# [Task objective]
Records follow. Copy every line with "this".
### Raw records
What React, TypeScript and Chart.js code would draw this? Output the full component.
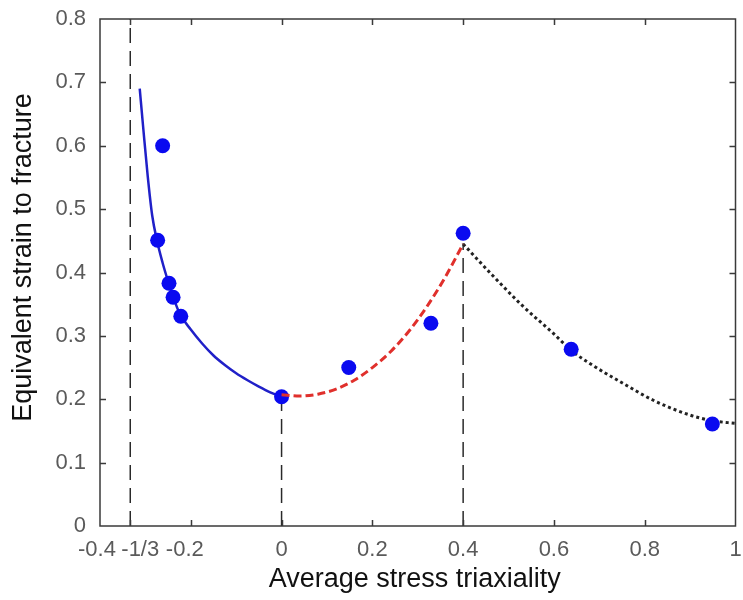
import React, { useEffect, useRef } from "react";
import { Chart, registerables } from "chart.js";

Chart.register(...registerables);

// ---- data ----
const X_TICK_VALUES = [-0.4, -1 / 3, -0.2, 0, 0.2, 0.4, 0.6, 0.8, 1];
const X_TICK_LABELS = ["-0.4", "-1/3", "-0.2", "0", "0.2", "0.4", "0.6", "0.8", "1"];
const Y_TICK_VALUES = [0, 0.1, 0.2, 0.3, 0.4, 0.5, 0.6, 0.7, 0.8];

const TEST_X = [-0.262, -0.273, -0.248, -0.239, -0.222, 0, 0.148, 0.329, 0.4, 0.638, 0.949];
const TEST_Y = [0.6, 0.451, 0.383, 0.361, 0.331, 0.204, 0.25, 0.32, 0.462, 0.279, 0.161];

const BLUE_X = [-0.3125, -0.305, -0.295, -0.285, -0.275, -0.262, -0.25, -0.24, -0.225, -0.2, -0.175, -0.15, -0.125, -0.1, -0.075, -0.05, -0.025, 0];
const BLUE_Y = [0.69, 0.63, 0.553, 0.49, 0.452, 0.415, 0.386, 0.364, 0.336, 0.31, 0.288, 0.269, 0.254, 0.241, 0.23, 0.22, 0.211, 0.204];

const RED_X = [0, 0.04, 0.08, 0.12, 0.16, 0.2, 0.24, 0.28, 0.32, 0.36, 0.4];
const RED_Y = [0.207, 0.205, 0.208, 0.216, 0.23, 0.25, 0.275, 0.307, 0.346, 0.392, 0.445];

const BLACK_X = [0.4, 0.46, 0.53, 0.6, 0.64, 0.68, 0.75, 0.82, 0.9, 0.95, 1.0];
const BLACK_Y = [0.445, 0.399, 0.348, 0.303, 0.276, 0.256, 0.226, 0.198, 0.175, 0.166, 0.162];

const VLINE_X = [-1 / 3, 0, 0.4];
const VLINE_TOP = [0.8, 0.204, 0.446];

const X_TITLE = "Average stress triaxiality";
const Y_TITLE = "Equivalent strain to fracture";

const FONT = "'Liberation Sans', Arial, Helvetica, sans-serif";

const pts = (xs: number[], ys: number[]) => xs.map((x, i) => ({ x, y: ys[i] }));

const zeroPad = (axis: any) => {
  axis.paddingTop = 0;
  axis.paddingBottom = 0;
  axis.paddingLeft = 0;
  axis.paddingRight = 0;
};

const decorPlugin = {
  id: "decor",
  afterDraw(chart: any) {
    const { ctx, chartArea: a, scales } = chart;
    const xs = scales.x;
    const ys = scales.y;
    ctx.save();
    // frame
    ctx.strokeStyle = "#3a3a3a";
    ctx.lineWidth = 1.5;
    ctx.setLineDash([]);
    ctx.strokeRect(a.left, a.top, a.right - a.left, a.bottom - a.top);
    // inward tick marks
    const TL = 6;
    ctx.beginPath();
    X_TICK_VALUES.forEach((v) => {
      const px = Math.round(xs.getPixelForValue(v)) + 0.5;
      if (px <= a.left + 1 || px >= a.right - 1) return;
      ctx.moveTo(px, a.bottom);
      ctx.lineTo(px, a.bottom - TL);
      ctx.moveTo(px, a.top);
      ctx.lineTo(px, a.top + TL);
    });
    Y_TICK_VALUES.forEach((v) => {
      const py = Math.round(ys.getPixelForValue(v)) + 0.5;
      if (py <= a.top + 1 || py >= a.bottom - 1) return;
      ctx.moveTo(a.left, py);
      ctx.lineTo(a.left + TL, py);
      ctx.moveTo(a.right, py);
      ctx.lineTo(a.right - TL, py);
    });
    ctx.stroke();
    // x tick labels (crowded near the left, nudged apart like the reference)
    const nudge: Record<string, number> = { "-0.4": -3, "-1/3": 10, "-0.2": -6 };
    ctx.fillStyle = "#5a5a5a";
    ctx.font = `22px ${FONT}`;
    ctx.textAlign = "center";
    ctx.textBaseline = "middle";
    X_TICK_VALUES.forEach((v, i) => {
      const lab = X_TICK_LABELS[i];
      ctx.fillText(lab, xs.getPixelForValue(v) + (nudge[lab] || 0), a.bottom + 24);
    });
    // axis titles
    ctx.fillStyle = "#111";
    ctx.font = `27px ${FONT}`;
    ctx.fillText(X_TITLE, (a.left + a.right) / 2 - 3, a.bottom + 54);
    ctx.save();
    ctx.translate(24, (a.top + a.bottom) / 2 - 15);
    ctx.rotate(-Math.PI / 2);
    ctx.fillText(Y_TITLE, 0, 0);
    ctx.restore();
    ctx.restore();
  },
};

export default function App() {
  const ref = useRef<HTMLCanvasElement | null>(null);

  useEffect(() => {
    if (!ref.current) return;
    const vlines = VLINE_X.map((x, i) => ({
      type: "scatter" as const,
      data: [
        { x, y: 0 },
        { x, y: VLINE_TOP[i] },
      ],
      showLine: true,
      borderColor: "#2a2a2a",
      borderWidth: 1.5,
      borderDash: [15, 8],
      pointRadius: 0,
      order: 10 + i,
    }));
    const chart = new Chart(ref.current, {
      type: "scatter",
      data: {
        datasets: [
          {
            data: pts(RED_X, RED_Y),
            showLine: true,
            borderColor: "#e0302c",
            borderWidth: 3,
            borderDash: [8, 4],
            pointRadius: 0,
            cubicInterpolationMode: "monotone",
            order: 1,
          } as any,
          {
            data: pts(TEST_X, TEST_Y),
            showLine: false,
            pointRadius: 7.5,
            pointBackgroundColor: "#0a0af0",
            pointBorderWidth: 0,
            pointBorderColor: "#0a0af0",
            order: 2,
          },
          {
            data: pts(BLUE_X, BLUE_Y),
            showLine: true,
            borderColor: "#2020c8",
            borderWidth: 2.5,
            pointRadius: 0,
            cubicInterpolationMode: "monotone",
            order: 3,
          } as any,
          {
            data: pts(BLACK_X, BLACK_Y),
            showLine: true,
            borderColor: "#222",
            borderWidth: 3,
            borderDash: [3, 3],
            pointRadius: 0,
            cubicInterpolationMode: "monotone",
            order: 4,
          } as any,
          ...vlines,
        ],
      },
      options: {
        animation: false,
        responsive: false,
        events: [],
        layout: { padding: { left: 0, right: 3, top: 19, bottom: 0 } },
        plugins: { legend: { display: false }, tooltip: { enabled: false } },
        scales: {
          x: {
            type: "linear",
            min: -0.4,
            max: 1,
            offset: false,
            grid: { display: false, drawTicks: false },
            border: { display: false },
            ticks: { display: false },
            afterFit: (axis: any) => {
              axis.height = 74;
              zeroPad(axis);
            },
          },
          y: {
            type: "linear",
            min: 0,
            max: 0.8,
            grid: { display: false, drawTicks: false },
            border: { display: false },
            ticks: {
              stepSize: 0.1,
              padding: 14,
              color: "#5a5a5a",
              font: { family: FONT, size: 22 },
              callback: (v: any) => String(Math.round(Number(v) * 10) / 10),
            },
            afterFit: (axis: any) => {
              axis.width = 100;
              zeroPad(axis);
            },
          },
        },
      },
      plugins: [decorPlugin],
    });
    return () => chart.destroy();
  }, []);

  return (
    <div style={{ position: "absolute", left: 0, top: 0, width: 743, height: 600, background: "#fff" }}>
      <canvas ref={ref} width={743} height={600} style={{ display: "block" }} />
    </div>
  );
}
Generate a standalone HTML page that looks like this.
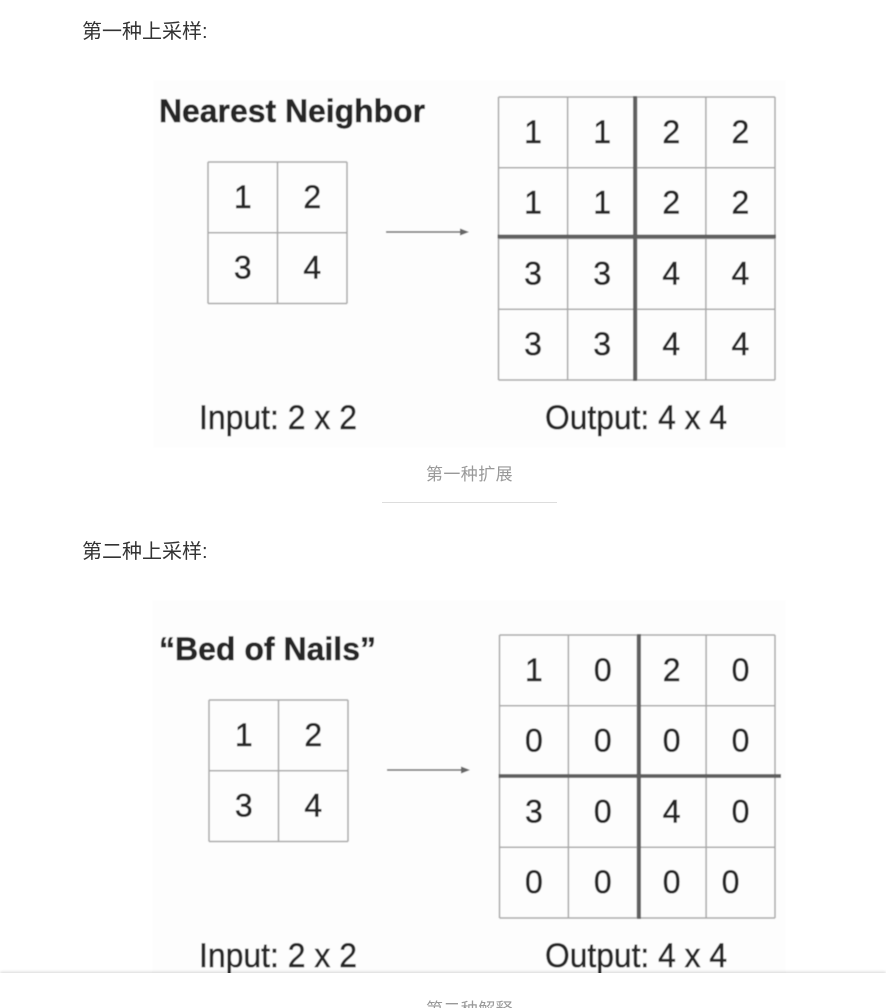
######
# [Right answer]
What React, TypeScript and Chart.js code would draw this? Output the full component.
Generate a standalone HTML page that looks like this.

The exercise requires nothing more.